Qu’y a-t-il de commun entre ces incidents?
 

La Société pour l’expansion des exportations du Canada (SEE), une institution financière d’État, fournissait des services de financement ou d’assurance à toutes les entreprises mises en cause dans ces incidents.

Au Canada, la Société pour l’expansion des exportations (SEE) aide les entreprises canadiennes à exporter des biens et services à l’étranger. Elle s’occupe de soutenir et de développer le commerce d’exportation du Canada et le potentiel canadien dans ce domaine. Depuis 1993, la SEE offre des services de soutien aux ventes à l’étranger par la fourniture de crédit acheteur, de garanties d’investissement, d’assurance-crédit, d’assurance contre les risques politiques, d’aide à la coentreprise et à la prise de participation, ainsi que d’autres services.


Qu’est-ce que'un organisme de crédit à l'exportation?
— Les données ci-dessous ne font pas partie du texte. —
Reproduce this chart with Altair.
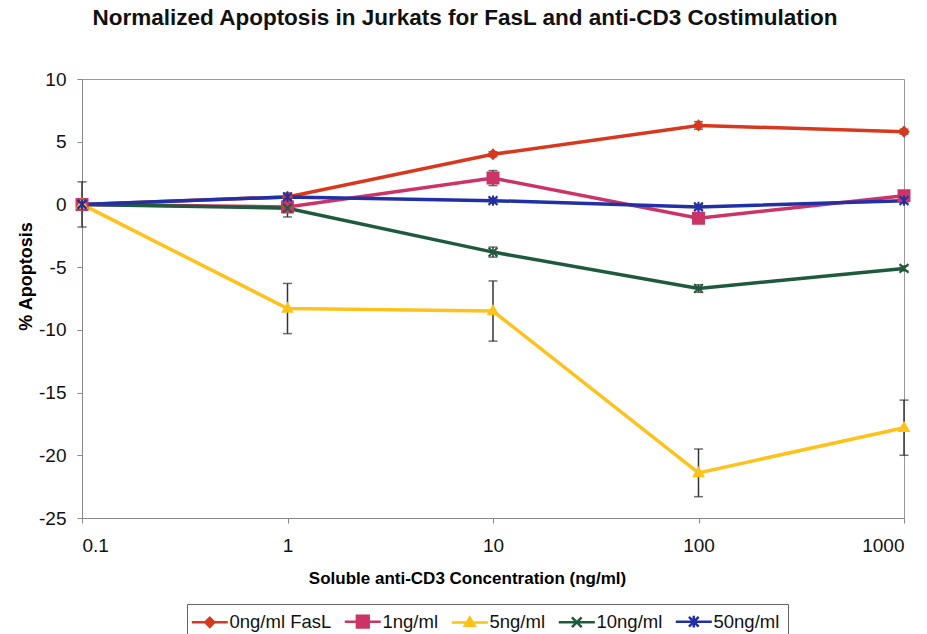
import altair as alt
import pandas as pd

# Soluble anti-CD3 concentrations (ng/ml)
conc = [0.1, 1, 10, 100, 1000]

series_names = ["0ng/ml FasL", "1ng/ml", "5ng/ml", "10ng/ml", "50ng/ml"]

# Normalized % apoptosis for each FasL dose
fasl_0 = [0.0, 0.6, 4.0, 6.3, 5.8]
fasl_1 = [0.0, -0.2, 2.1, -1.1, 0.7]
fasl_5 = [0.0, -8.3, -8.5, -21.4, -17.8]
fasl_10 = [0.0, -0.3, -3.8, -6.7, -5.1]
fasl_50 = [0.0, 0.6, 0.3, -0.2, 0.3]

# Error (± half-range) for each point
err_0 = [1.8, 0.3, 0.2, 0.3, 0.2]
err_1 = [0.0, 0.8, 0.6, 0.3, 0.3]
err_5 = [0.0, 2.0, 2.4, 1.9, 2.2]
err_10 = [0.0, 0.3, 0.4, 0.3, 0.2]
err_50 = [0.0, 0.2, 0.2, 0.2, 0.2]

colors = ["#D8381E", "#CC3468", "#FFC21A", "#1F5A3C", "#2230A8"]

# Marker outlines (unit box, scaled by the mark size)
marker_paths = [
    "M0,-1.7L1.6,0L0,1.7L-1.6,0Z",
    "M-2,-2H2V2H-2Z",
    "M0,-1.8L1.7,1.2L-1.7,1.2Z",
    "M-1.6,-1.6L1.6,1.6M1.6,-1.6L-1.6,1.6",
    "M-1.6,-1.6L1.6,1.6M1.6,-1.6L-1.6,1.6M0,-1.9L0,1.9",
]
# Legend keys: a short line segment with the marker on it
LINE = "M-1.8,0L3.4,0"
legend_paths = [
    LINE + "M0.8,-0.65L1.45,0L0.8,0.65L0.15,0Z",
    LINE + "M-0.05,-0.85H1.65V0.85H-0.05Z",
    LINE + "M0.8,-0.7L1.5,0.5L0.1,0.5Z",
    LINE + "M0.1,-0.7L1.5,0.7M1.5,-0.7L0.1,0.7",
    LINE + "M0.1,-0.7L1.5,0.7M1.5,-0.7L0.1,0.7M0.8,-0.85L0.8,0.85",
]

values = [fasl_0, fasl_1, fasl_5, fasl_10, fasl_50]
errors = [err_0, err_1, err_5, err_10, err_50]

rows = []
for name, ys, es in zip(series_names, values, errors):
    for x, y, e in zip(conc, ys, es):
        rows.append({"conc": x, "apoptosis": y, "err": e, "series": name,
                     "lo": y - e, "hi": y + e})
df = pd.DataFrame(rows)

FONT = "Liberation Sans"

x_enc = alt.X(
    "conc:Q",
    scale=alt.Scale(type="log", domain=[0.1, 1000]),
    axis=alt.Axis(
        values=conc,
        labelExpr="datum.value < 1 ? '0.1' : format(datum.value, 'd')",
        title="Soluble anti-CD3 Concentration (ng/ml)",
        titleX=385, titleY=52, titleFontSize=17, titleFontWeight="bold",
        labelFontSize=19, labelPadding=13, tickSize=5, grid=False,
        domainColor="#888", tickColor="#888", labelColor="#111",
    ),
)
y_enc = alt.Y(
    "apoptosis:Q",
    scale=alt.Scale(domain=[-25, 10], nice=False),
    axis=alt.Axis(
        values=[10, 5, 0, -5, -10, -15, -20, -25],
        labelExpr="'' + datum.value",
        title="% Apoptosis",
        titleX=-47, titleY=197, titleFontSize=18, titleFontWeight="bold",
        labelFontSize=19, labelPadding=11, tickSize=5, grid=False,
        domainColor="#888", tickColor="#888", labelColor="#111",
    ),
)

col_scale = alt.Scale(domain=series_names, range=colors)

lines = alt.Chart(df).mark_line(strokeWidth=3.5).encode(
    x=x_enc, y=y_enc,
    color=alt.Color("series:N", scale=col_scale, legend=None),
    detail="series:N",
)

errbars = alt.Chart(df[df["err"] > 0]).mark_errorbar(
    ticks=alt.MarkConfig(size=9), color="#333", thickness=1.5
).encode(
    x=alt.X("conc:Q"),
    y=alt.Y("lo:Q", title="% Apoptosis"),
    y2="hi:Q",
)

points = alt.Chart(df).mark_point(filled=False, opacity=1, strokeWidth=2, size=30).encode(
    x=alt.X("conc:Q"), y=alt.Y("apoptosis:Q"),
    color=alt.Color("series:N", scale=col_scale, legend=None),
    fill=alt.Fill("series:N", scale=col_scale, legend=None),
    shape=alt.Shape("series:N", scale=alt.Scale(domain=series_names, range=marker_paths), legend=None),
)

# Legend-only layer: points placed below the log domain and clipped away
legend_df = pd.DataFrame({"key": series_names, "conc": [1e-4] * 5, "apoptosis": [0.0] * 5})
leg = alt.Legend(
    title=None, orient="none", legendX=105, legendY=525, direction="horizontal",
    columns=5, labelFontSize=18.5, labelFont=FONT, labelColor="#111",
    symbolSize=192, symbolStrokeWidth=2.5, labelOffset=16, columnPadding=7,
    strokeColor="#666", padding=8, symbolOpacity=1,
)
legend_layer = alt.Chart(legend_df).mark_point(filled=False, opacity=1, clip=True).encode(
    x=alt.X("conc:Q"), y=alt.Y("apoptosis:Q"),
    color=alt.Color("key:N", scale=col_scale, legend=leg),
    fill=alt.Fill("key:N", scale=col_scale, legend=leg),
    shape=alt.Shape("key:N", scale=alt.Scale(domain=series_names, range=legend_paths), legend=leg),
)

chart = alt.layer(lines, errbars, points, legend_layer).resolve_scale(
    color="independent", fill="independent", shape="independent"
).properties(
    width=822, height=439,
    title=alt.TitleParams(
        "Normalized Apoptosis in Jurkats for FasL and anti-CD3 Costimulation",
        fontSize=22.5, font=FONT, fontWeight="bold", anchor="middle", dx=-28, offset=41,
        color="#111",
    ),
    autosize=alt.AutoSizeParams(type="none"),
    padding={"left": 82, "top": 79, "right": 23, "bottom": 116},
).configure(
    font=FONT,
).configure_view(
    stroke="#999", strokeWidth=1,
).configure_axis(
    labelFont=FONT, titleFont=FONT,
)

chart.save("out.html", embed_options={"renderer": "svg", "actions": False})
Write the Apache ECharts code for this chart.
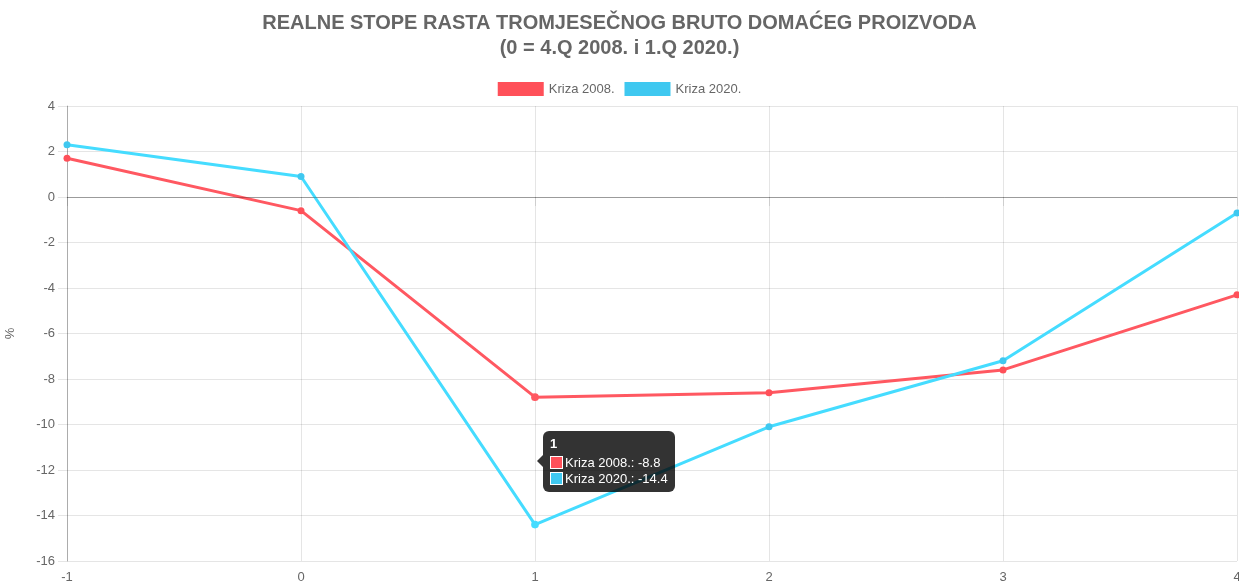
<!DOCTYPE html>
<html>
<head>
<meta charset="utf-8">
<script src="https://cdn.jsdelivr.net/npm/echarts@6/dist/echarts.min.js"></script>
<style>
  html, body { margin: 0; padding: 0; background: #fff; }
  #main { width: 1239px; height: 583px; }
</style>
</head>
<body>
<div id="main"></div>
<script>
var categories = ['-1', '0', '1', '2', '3', '4'];
var kriza2008 = [1.7, -0.6, -8.8, -8.6, -7.6, -4.3];
var kriza2020 = [2.3, 0.9, -14.4, -10.1, -7.2, -0.7];
var seriesNames = ['Kriza 2008.', 'Kriza 2020.'];
var colors = ['#ff5059', '#3fc8f0'];
var yTicks = { min: -16, max: 4, interval: 2 };
var tipIndex = 2;

var myChart = echarts.init(document.getElementById('main'), null, { renderer: 'canvas' });
var gridColor = 'rgba(0,0,0,0.1)';
var font = 'Liberation Sans, Arial, sans-serif';

var option = {
    animation: false,
    textStyle: { fontFamily: font },
    title: {
        text: 'REALNE STOPE RASTA TROMJESEČNOG BRUTO DOMAĆEG PROIZVODA\n(0 = 4.Q 2008. i 1.Q 2020.)',
        left: 'center',
        top: 6,
        textStyle: { fontSize: 20, fontWeight: 'bold', color: '#666', lineHeight: 25, fontFamily: font }
    },
    legend: {
        top: 77,
        left: 'center',
        icon: 'rect',
        itemWidth: 46,
        itemHeight: 14,
        itemGap: 10,
        textStyle: { fontSize: 13, color: '#666', fontFamily: font },
        data: seriesNames
    },
    grid: { left: 67, right: 2, top: 106, bottom: 22, containLabel: false, outerBoundsMode: 'none' },
    tooltip: {
        trigger: 'axis',
        alwaysShowContent: true,
        triggerOn: 'none',
        axisPointer: { type: 'none' },
        backgroundColor: 'rgba(0,0,0,0.8)',
        borderWidth: 0,
        padding: [5, 7],
        extraCssText: 'box-shadow:none;border-radius:6px;',
        textStyle: { color: '#fff', fontSize: 13, fontFamily: font },
        position: function () {
            var x = myChart.convertToPixel({ xAxisIndex: 0 }, categories[tipIndex]);
            var y1 = myChart.convertToPixel({ yAxisIndex: 0 }, kriza2008[tipIndex]);
            var y2 = myChart.convertToPixel({ yAxisIndex: 0 }, kriza2020[tipIndex]);
            return [x + 8, (y1 + y2) / 2 - 30];
        },
        formatter: function (params) {
            var s = '<div style="position:absolute;left:-6px;top:24px;width:0;height:0;border-top:6px solid transparent;border-bottom:6px solid transparent;border-right:6px solid rgba(0,0,0,0.8);"></div>';
            s += '<div style="font-weight:bold;line-height:16px;margin-bottom:3px;">' + params[0].axisValue + '</div>';
            params.forEach(function (p) {
                s += '<div style="line-height:16px;white-space:nowrap;"><span style="display:inline-block;width:11px;height:11px;background:' + p.color +
                    ';border:1px solid #fff;vertical-align:-2px;margin-right:2px;"></span>' + p.seriesName + ': ' + p.value + '</div>';
            });
            return s;
        }
    },
    xAxis: {
        type: 'category',
        boundaryGap: false,
        data: categories,
        axisLine: { show: true, lineStyle: { color: gridColor } },
        axisTick: { show: true, length: 9, alignWithLabel: true, lineStyle: { color: gridColor } },
        axisLabel: { color: '#666', fontSize: 13, margin: 10, fontFamily: font },
        splitLine: { show: true, lineStyle: { color: gridColor } }
    },
    yAxis: {
        type: 'value',
        min: yTicks.min,
        max: yTicks.max,
        interval: yTicks.interval,
        name: '%',
        nameLocation: 'middle',
        nameGap: 50,
        nameTextStyle: { color: '#666', fontSize: 13, fontFamily: font },
        axisLine: { show: true, lineStyle: { color: 'rgba(0,0,0,0.25)' } },
        axisTick: { show: true, length: 9, lineStyle: { color: gridColor } },
        axisLabel: { color: '#666', fontSize: 13, margin: 12, fontFamily: font },
        splitLine: { show: true, lineStyle: { color: gridColor } }
    },
    series: [{
        name: seriesNames[0],
        type: 'line',
        data: kriza2008,
        symbol: 'circle',
        symbolSize: 7,
        showSymbol: true,
        lineStyle: { width: 3, color: colors[0] },
        itemStyle: { color: colors[0] },
        markLine: {
            silent: true,
            symbol: 'none',
            label: { show: false },
            lineStyle: { color: 'rgba(0,0,0,0.25)', width: 1, type: 'solid' },
            data: [{ yAxis: 0 }]
        },
        z: 2
    }, {
        name: seriesNames[1],
        type: 'line',
        data: kriza2020,
        symbol: 'circle',
        symbolSize: 7,
        showSymbol: true,
        lineStyle: { width: 3, color: colors[1] },
        itemStyle: { color: colors[1] },
        z: 3
    }]
};

myChart.setOption(option);
myChart.dispatchAction({ type: 'showTip', seriesIndex: 0, dataIndex: tipIndex });
window.addEventListener('resize', myChart.resize);
</script>
</body>
</html>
La SEE est un organisme de crédit à l’exportation (OCE). Presque tous les pays industrialisés et nouvellement industrialisés sont dotés d’un tel organisme. Les OCE offrent des prêts et du financement pour aider des entreprises nationales à exporter des biens et des services à l’étranger. Il leur arrive souvent de soutenir des projets douteux. Comme le disait un militant : « Presque invariablement, quand on s’oppose à un projet susceptible de détruire une rivière ou une forêt ou de déplacer une collectivité dans un pays en développement, on s’aperçoit qu’on se bat contre un projet cautionné par un organisme de crédit à l’exportation. »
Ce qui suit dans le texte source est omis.